“Because There’s Money In It, Stupid”
By Thomas Allen
I attended a U.S. government refugee resettlement conference in January of this year. Martha Newton, the director of the Health and Human Services Office of Refugee Resettlement (ORR) repeatedly told the assembled audience of 600 private “refugee contractors”, a.k.a. the Refugee Industry, that her federal agency worked only for them.
Making a pouty face, ORR Director Newton regretted that she had only $615 million to spend annually for her part of the refugee resettlement program.
For the rest of the 3-day conference, the standing joke among the various U.S. government departments that also provide services to refugees—Labor, State, Agriculture, Justice, Housing—was that their agencies had budgetary numbers counted with a “b” not with an “m”. The ‘break-out’ conference sessions seemed to be nothing more than a fight for a place in the pecking order as measured by the money that this or that bureaucrat had to spread around.
Of course, refugee contractors are recipients of only a small portion of the billions of dollars the State Department, Agriculture Department and other departments spend.
That’s why the refugee contractors were meeting—to find ways to increase their share of the taxpayer-provided spoils.
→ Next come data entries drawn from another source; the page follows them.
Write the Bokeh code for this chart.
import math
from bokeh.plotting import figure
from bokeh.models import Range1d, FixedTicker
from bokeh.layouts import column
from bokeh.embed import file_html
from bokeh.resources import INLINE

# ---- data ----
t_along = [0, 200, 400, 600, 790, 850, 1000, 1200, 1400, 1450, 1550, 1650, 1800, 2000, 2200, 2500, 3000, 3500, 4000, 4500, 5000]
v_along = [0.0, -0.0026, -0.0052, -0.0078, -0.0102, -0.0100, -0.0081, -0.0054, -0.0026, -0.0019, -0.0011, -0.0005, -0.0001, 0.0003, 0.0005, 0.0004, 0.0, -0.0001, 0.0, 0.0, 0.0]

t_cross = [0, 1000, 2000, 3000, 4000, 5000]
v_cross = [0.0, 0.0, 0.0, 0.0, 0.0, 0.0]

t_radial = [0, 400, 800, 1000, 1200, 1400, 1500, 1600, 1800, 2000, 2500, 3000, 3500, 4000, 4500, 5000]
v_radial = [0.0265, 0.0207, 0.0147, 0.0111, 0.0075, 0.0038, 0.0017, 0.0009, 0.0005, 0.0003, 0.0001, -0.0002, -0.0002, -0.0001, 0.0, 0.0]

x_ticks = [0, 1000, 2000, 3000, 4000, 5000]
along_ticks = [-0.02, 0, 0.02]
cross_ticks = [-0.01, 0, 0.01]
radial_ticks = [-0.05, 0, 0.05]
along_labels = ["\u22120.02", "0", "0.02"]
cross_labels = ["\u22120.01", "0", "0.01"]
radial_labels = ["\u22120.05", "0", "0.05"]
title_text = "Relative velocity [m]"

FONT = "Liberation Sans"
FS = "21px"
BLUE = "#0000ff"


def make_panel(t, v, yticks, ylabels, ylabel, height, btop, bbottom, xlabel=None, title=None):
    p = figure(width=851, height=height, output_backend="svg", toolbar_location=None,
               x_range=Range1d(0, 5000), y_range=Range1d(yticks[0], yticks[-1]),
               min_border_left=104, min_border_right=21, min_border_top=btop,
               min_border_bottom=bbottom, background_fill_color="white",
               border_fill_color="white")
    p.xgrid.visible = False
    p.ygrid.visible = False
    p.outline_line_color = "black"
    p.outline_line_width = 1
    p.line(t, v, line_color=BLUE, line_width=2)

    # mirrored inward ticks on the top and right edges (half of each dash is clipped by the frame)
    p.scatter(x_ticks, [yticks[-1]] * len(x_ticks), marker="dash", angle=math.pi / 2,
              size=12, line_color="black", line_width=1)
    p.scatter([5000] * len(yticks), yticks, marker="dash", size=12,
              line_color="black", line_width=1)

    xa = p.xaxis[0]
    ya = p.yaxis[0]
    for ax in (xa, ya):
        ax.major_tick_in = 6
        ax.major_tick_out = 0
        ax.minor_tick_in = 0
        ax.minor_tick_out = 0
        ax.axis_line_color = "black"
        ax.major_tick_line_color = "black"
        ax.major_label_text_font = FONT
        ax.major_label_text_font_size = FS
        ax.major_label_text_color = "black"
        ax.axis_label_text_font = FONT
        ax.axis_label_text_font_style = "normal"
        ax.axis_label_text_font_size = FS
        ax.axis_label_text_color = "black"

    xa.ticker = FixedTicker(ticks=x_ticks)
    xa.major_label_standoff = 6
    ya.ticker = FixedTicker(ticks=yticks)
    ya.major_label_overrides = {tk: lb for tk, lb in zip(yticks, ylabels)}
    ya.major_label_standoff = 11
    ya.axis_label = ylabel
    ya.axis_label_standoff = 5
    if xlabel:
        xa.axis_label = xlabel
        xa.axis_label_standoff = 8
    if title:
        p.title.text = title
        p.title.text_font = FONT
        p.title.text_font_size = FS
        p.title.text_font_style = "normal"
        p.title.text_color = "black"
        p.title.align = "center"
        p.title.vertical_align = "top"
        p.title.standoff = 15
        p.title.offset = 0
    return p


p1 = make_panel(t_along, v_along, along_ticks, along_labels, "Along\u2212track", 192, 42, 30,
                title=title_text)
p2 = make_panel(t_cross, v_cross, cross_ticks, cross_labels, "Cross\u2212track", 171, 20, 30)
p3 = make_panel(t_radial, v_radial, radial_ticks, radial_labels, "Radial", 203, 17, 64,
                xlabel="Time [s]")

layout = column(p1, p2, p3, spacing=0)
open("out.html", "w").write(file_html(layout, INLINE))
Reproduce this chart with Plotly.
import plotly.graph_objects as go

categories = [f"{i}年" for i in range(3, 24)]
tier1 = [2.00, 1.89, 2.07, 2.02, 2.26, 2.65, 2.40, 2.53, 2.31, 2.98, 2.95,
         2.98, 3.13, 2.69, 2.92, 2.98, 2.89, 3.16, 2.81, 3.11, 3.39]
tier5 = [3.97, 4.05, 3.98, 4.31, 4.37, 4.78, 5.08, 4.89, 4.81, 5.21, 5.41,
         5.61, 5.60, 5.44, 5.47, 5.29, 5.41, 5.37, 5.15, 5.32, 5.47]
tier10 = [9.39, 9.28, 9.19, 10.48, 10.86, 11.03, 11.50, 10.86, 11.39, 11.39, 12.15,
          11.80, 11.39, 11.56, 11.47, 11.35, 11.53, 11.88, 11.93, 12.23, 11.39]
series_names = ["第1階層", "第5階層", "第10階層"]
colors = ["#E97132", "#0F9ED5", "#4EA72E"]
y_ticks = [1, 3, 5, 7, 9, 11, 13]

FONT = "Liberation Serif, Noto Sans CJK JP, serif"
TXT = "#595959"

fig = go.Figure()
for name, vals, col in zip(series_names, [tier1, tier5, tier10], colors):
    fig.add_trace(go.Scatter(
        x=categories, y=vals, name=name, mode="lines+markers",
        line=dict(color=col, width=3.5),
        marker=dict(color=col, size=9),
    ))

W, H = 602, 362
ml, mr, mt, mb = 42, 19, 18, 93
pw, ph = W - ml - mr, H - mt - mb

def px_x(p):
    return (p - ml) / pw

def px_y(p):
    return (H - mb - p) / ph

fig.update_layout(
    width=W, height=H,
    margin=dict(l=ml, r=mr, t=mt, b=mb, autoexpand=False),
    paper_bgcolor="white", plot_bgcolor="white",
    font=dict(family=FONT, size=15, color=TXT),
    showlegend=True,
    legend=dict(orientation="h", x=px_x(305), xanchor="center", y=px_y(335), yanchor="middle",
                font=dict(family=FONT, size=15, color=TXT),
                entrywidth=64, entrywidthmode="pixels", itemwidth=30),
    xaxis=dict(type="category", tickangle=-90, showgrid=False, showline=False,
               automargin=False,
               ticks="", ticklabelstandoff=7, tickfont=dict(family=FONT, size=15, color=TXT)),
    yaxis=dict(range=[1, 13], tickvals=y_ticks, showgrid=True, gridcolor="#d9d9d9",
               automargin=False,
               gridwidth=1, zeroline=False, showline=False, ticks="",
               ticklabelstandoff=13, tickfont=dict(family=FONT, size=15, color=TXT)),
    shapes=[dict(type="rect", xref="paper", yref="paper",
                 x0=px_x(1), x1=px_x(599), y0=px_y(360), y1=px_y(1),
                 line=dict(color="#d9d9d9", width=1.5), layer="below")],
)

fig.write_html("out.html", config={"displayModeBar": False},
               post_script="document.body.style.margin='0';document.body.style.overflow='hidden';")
Some recent developments:
“Trafficking” takes root
“Trafficking” is Refugee Industry jargon for immigrants who have been brought here through “force, fraud or coercion” to perform services—often prostitution or domestic service to other Third World immigrants. Since I wrote about it in 2004, this rationale for a new class of “refugees” has really taken root. Individuals who are “certified” as trafficking victims receive all the benefits and entitlements of refugees and can enter various ORR programs. The U.S. Catholic Conference of Bishops has been named the lead contractor in the federal government’s anti–trafficking program (infelicitously named “Anytime, Anywhere”). USCCB is one of the myriad of organizations through which the Catholic Church has turned charity into profit and is among the largest of the tax-eating contractors for whom ORR apparently thinks it works.
Even refugees who don’t want to come to the U.S. are being dragged into the system.
A survey of the Burmese ethnic minorities in the Thai refugee camp Tom Hin found that only 37% actually want to come to America. No matter. The Refugee Industry has selected this group for resettlement. And it is coming over.
State Department personnel and refugee contractors are working among this group to dispel the notion that the refugees will lose their heritage and their children if they undertake the move to an American slum.
Not that there is any shortage of groups who want to come to America….
Just the presence of a U.S. refugee official in some U.N. refugee camps is enough to set off riots among those trying to get over on the program. It is reported that entire Hmong villages in Laos packed up and moved to refugee camps in Thailand once it became known the U.S. would be taking another 8,000 Hmong from Thai camps.
And once started, they don’t stop….
For example, the Vietnamese resettlement program, part of a program that resettled 1.25 million Indochinese refugees to the U.S., was finally officially closed in the late 1990’s, more than twenty years after the War’s end. But last year it was officially re-opened at the behest of refugee advocacy groups and former Deputy Secretary of State Richard Armitage.
Amazingly, despite normalization of diplomatic relations with Vietnam (which presumably means the Vietnamese aren’t persecuting anyone), and with all the recent media interest in Richard Armitage because of his part in the Scooter Libby saga, the MainStream Media has yet to stumble across this story.